3. Regression — `sp.finegray`¶

The Fine-Gray model puts covariates on the subdistribution hazard, so its coefficients exponentiate to subdistribution hazard ratios (sHR) that map monotonically to the cumulative incidence — a covariate with sHR > 1 increases the cause-of-interest CIF. (Cause-specific Cox coefficients do not have this property, which is why they are easy to misread in a competing-risks setting.)

import statspai as sp

fg = sp.finegray(df, duration="time", event="status",
                 x=["treatment", "age", "stage"], cause=1)
print(fg.summary())
fg.tidy()        # term / coef / shr / std_err / z / p_value / shr_lower / shr_upper

Subjects who fail from a competing cause are kept in the risk set with time-decaying inverse-probability-of-censoring weights Ĝ(t)/Ĝ(T_i) (Fine & Gray 1999); the weighted partial likelihood is maximised by Newton-Raphson.
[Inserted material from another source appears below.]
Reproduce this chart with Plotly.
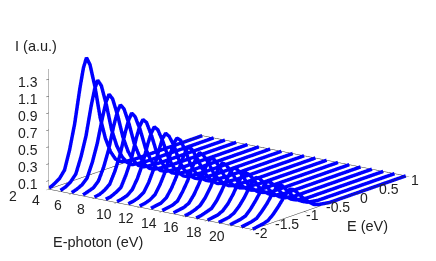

4. Cause-specific vs. subdistribution — which to report?¶

Both are legitimate and answer different questions:

Question	Tool
"What is the probability of failing from cause 1 by time t?"	`sp.cuminc` (CIF)
"Does treatment change the cumulative incidence of cause 1?"	`sp.finegray` (sHR) or Gray's test
"Does treatment change the rate of cause 1 among those still event-free?"	cause-specific `sp.cox` (censor competing events)

A common, defensible reporting choice is to present the CIF curves descriptively and both a cause-specific Cox model and a Fine-Gray model, since they decompose the effect on the rate vs. the effect on the cumulative incidence.

5. Limitations (read before you publish)¶

Standard errors for sp.finegray are model-based (inverse information). A fully robust sandwich variance that accounts for estimating the censoring distribution Ĝ is not yet implemented; for small samples or heavy censoring, validate the SEs against R's cmprsk::crr.
No time-varying covariates in sp.finegray yet.
Parity is not yet certified against cmprsk / survival.